今回の宇宙法セッションに参加し、学んだことを今後の自分の研究、そして日本の宇宙開発に生かせるようにしたい。日本の宇宙法に関する活動を盛んにしていけたらいいと思う。もちろん、法律だけ知っていても宇宙開発を担っていくことはできない。技術や経済に関することも学んでいく必要がある。幅広い知識が要求されるからだ。そのことも感じることができた。それにもまして、英語は私の最重要課題である。
JSF、NASDAの関係者の方々と一緒に行った仲間に深く感謝する。今後も宇宙開発を担う一員として、大きな使命感とともに努力していきたい。
ESA Student Outreach Programへの協力
"Scientific Poster展"への参加
本プログラムでは、ESAのIAF学生派遣事業に協力し、展示会場内に設けられたESA Student Squareでの"Scientific Poster展"に参加し、大会参加期間中、日本人学生の研究活動紹介の機会を提供しました。本年は、派遣学生の中から3名(4作品)が参加しました。
- 東京工業大学大学院総合理工学研究科 人間環境システム専攻 青木 宏文
1) Human spatial orientation in virtual weightless routes(共著)

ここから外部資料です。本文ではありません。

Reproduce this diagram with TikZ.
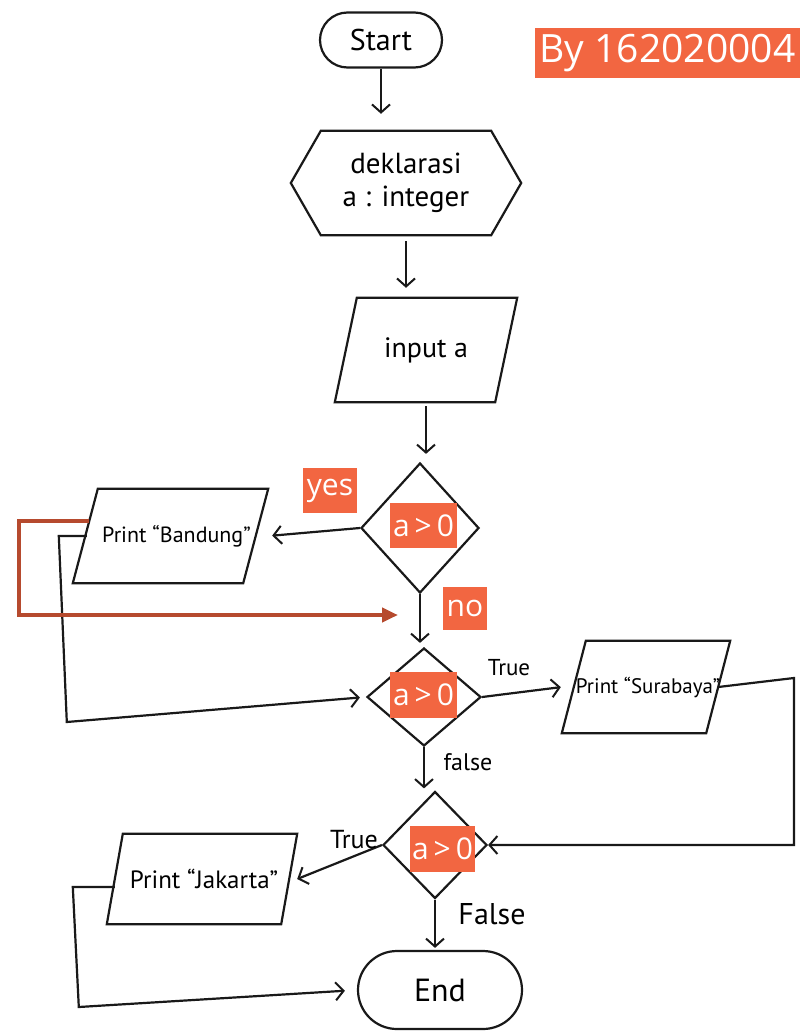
\documentclass[tikz,border=0pt]{standalone}
\usepackage{fontspec}
\setmainfont{PT Sans}
\newfontfamily\tagfont{Open Sans}
\usetikzlibrary{shapes.geometric,shapes.misc,arrows.meta,calc}
\definecolor{tagorange}{HTML}{F26641}
\definecolor{markred}{HTML}{B64A2E}

\tikzset{
  ink/.style={draw=black!90, line width=2.2pt},
  flow/.style={ink, -{Straight Barb[length=8pt,width=18pt,line width=2pt]}},
  terminal/.style={ink, rounded rectangle, inner sep=0pt},
  iobox/.style={inner sep=0pt},
  decision/.style={ink, diamond, inner sep=0pt},
  hand/.style={font=\fontsize{#1}{#1}\selectfont},
  hand/.default=24,
  tag/.style={fill=tagorange, text=white, inner sep=0pt,
    font=\tagfont\fontsize{30}{30}\selectfont},
  markline/.style={draw=markred, line width=4.5pt,
    -{Triangle[length=16pt,width=14pt]}},
}
% outline of an input/output node: a parallelogram leaning right by #2
\newcommand\slantbox[2]{%
  \draw[ink] (#1.south west) -- ([xshift=#2]#1.north west) -- (#1.north east)
    -- ([xshift=-#2]#1.south east) -- cycle;}

\begin{document}
\begin{tikzpicture}[x=1pt,y=-1pt]
\useasboundingbox[fill=white] (0,0) rectangle (802,1033);

% shapes
\node[terminal, minimum width=122pt, minimum height=55pt, hand=30] (start) at (381,40) {Start};

\node[minimum width=230pt, minimum height=104pt, inner sep=0pt, align=center, hand=29]
  (decl) at (406,183) {deklarasi\\[4pt]a : integer};
\draw[ink] (decl.west) -- ($(decl.north west)+(30,0)$) -- ($(decl.north east)+(-30,0)$)
  -- (decl.east) -- ($(decl.south east)+(-30,0)$) -- ($(decl.south west)+(30,0)$) -- cycle;

\node[iobox, minimum width=182pt, minimum height=104pt, hand=28] (input) at (426,350) {input a};
\slantbox{input}{22pt}
\node[decision, minimum width=118pt, minimum height=130pt] (d1) at (420,528) {};
\node[iobox, minimum width=195pt, minimum height=94pt, hand=22] (bandung) at (170.5,536)
  {\hspace*{12pt}Print “Bandung”};
\slantbox{bandung}{25pt}
\node[decision, minimum width=114pt, minimum height=98pt] (d2) at (424,697) {};
\node[iobox, minimum width=168pt, minimum height=92pt, hand=21] (surabaya) at (646,687)
  {\hspace*{4pt}Print “Surabaya”};
\slantbox{surabaya}{24pt}
\node[decision, minimum width=104pt, minimum height=107pt] (d3) at (435,845) {};
\node[iobox, minimum width=190pt, minimum height=90pt, hand=25] (jakarta) at (202,879)
  {\hspace*{4pt}Print “Jakarta”};
\slantbox{jakarta}{16pt}
\node[terminal, minimum width=164pt, minimum height=78pt, hand=32] (end) at (440,990) {End};

% helper points
\coordinate (sbcorner) at (794,678);
\coordinate (noend) at (398,615);

% connectors
\draw[flow, shorten >=17pt] (start.south) -- (start.south |- decl.north);
\draw[flow, shorten <=6pt, shorten >=10pt] (decl.south) -- (decl.south |- input.north);
\draw[flow, shorten <=4pt, shorten >=8pt] (input.south) -- (input.south |- d1.north);
\draw[flow, shorten >=4pt] (d1.west) -- (bandung.east);
\draw[flow, shorten >=6pt] ([xshift=14pt]bandung.west) -- ++(-28,0) -- ++(8,186) -- (d2.west);
\draw[flow, shorten >=4pt] (d1.south) -- (d1.south |- d2.north);
\draw[flow, shorten >=1pt] (d2.east) -- (surabaya.west);
\draw[flow] ([xshift=-12pt]surabaya.east) -- (sbcorner) |- (d3.east);
\draw[flow, shorten >=2pt] (d2.south) -- (d2.south |- d3.north);
\draw[flow] (d3.west) -- (jakarta.east);
\draw[flow, shorten >=12pt] ([xshift=8pt,yshift=-8pt]jakarta.west) -- ++(-42,0) -- ++(6,120) -- (end.west);
\draw[flow, shorten >=2pt] (d3.south) -- (d3.south |- end.north);

% branch labels
\node[hand=23] (t1) at (509,668) {True};
\node[hand=24] (f1) at (468,762) {false};
\node[hand=26] (t2) at (354,840) {True};
\node[hand=30] (f2) at (492,914) {False};

% highlighted path
\draw[markline] ([xshift=16pt,yshift=15pt]bandung.west) -- ++(-70,0) |- (noend);

% tags
\node[tag, minimum width=265pt, minimum height=50pt,
  font=\tagfont\fontsize{39}{39}\selectfont] (by) at (667.5,53) {By 162020004};
\node[tag, minimum width=67pt, minimum height=45pt] (c1) at (423.5,525.5) {a\,>\,0};
\node[tag, minimum width=67pt, minimum height=46pt] (c2) at (423.5,695) {a\,>\,0};
\node[tag, minimum width=65pt, minimum height=46pt] (c3) at (442.5,849) {a\,>\,0};
\node[tag, minimum width=54pt, minimum height=45pt] (yes) at (330,490.5) {yes};
\node[tag, minimum width=44pt, minimum height=43pt] (no) at (465,608.5) {no};
\end{tikzpicture}
\end{document}
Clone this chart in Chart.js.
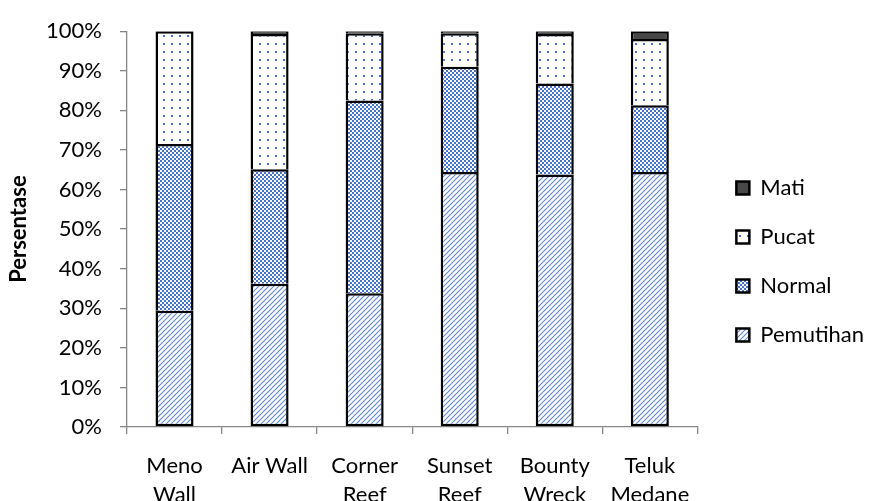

2) The effect of the interior design of virtual weightless environments on spatial orientation - 神戸大学大学院自然科学研究科 構造科学専攻 田口 優介
Near-Infrared Observations of the H II Region S140 - 東京大学大学院 工学研究科 航空宇宙工学専攻 東 伸幸
ATREX Engine for TSTO Spaceplane
国際宇宙法学会(IISL)への協力
本プログラムでは、IISL主催の「マンフレッド・ラクス宇宙法模擬裁」に協力し、アジア・太平洋地域予選通過チームの学生2名をIAF大会に派遣しました。本年はオーストラリア・ニュー・サウス・ウェールズ大学(Victoria-Anne Davidson, Caroline Ang and Johanna O'Rourke and coached by Mr. Steven Freeland)が、WSC2002開催中に行われた本選に参加し、その結果、米・ジョージタウン大学チームが優勝、ニュー・サウス・ウェールズ大学チームは、成績2位と健闘、最優秀書面M. Galloway賞を受賞しました。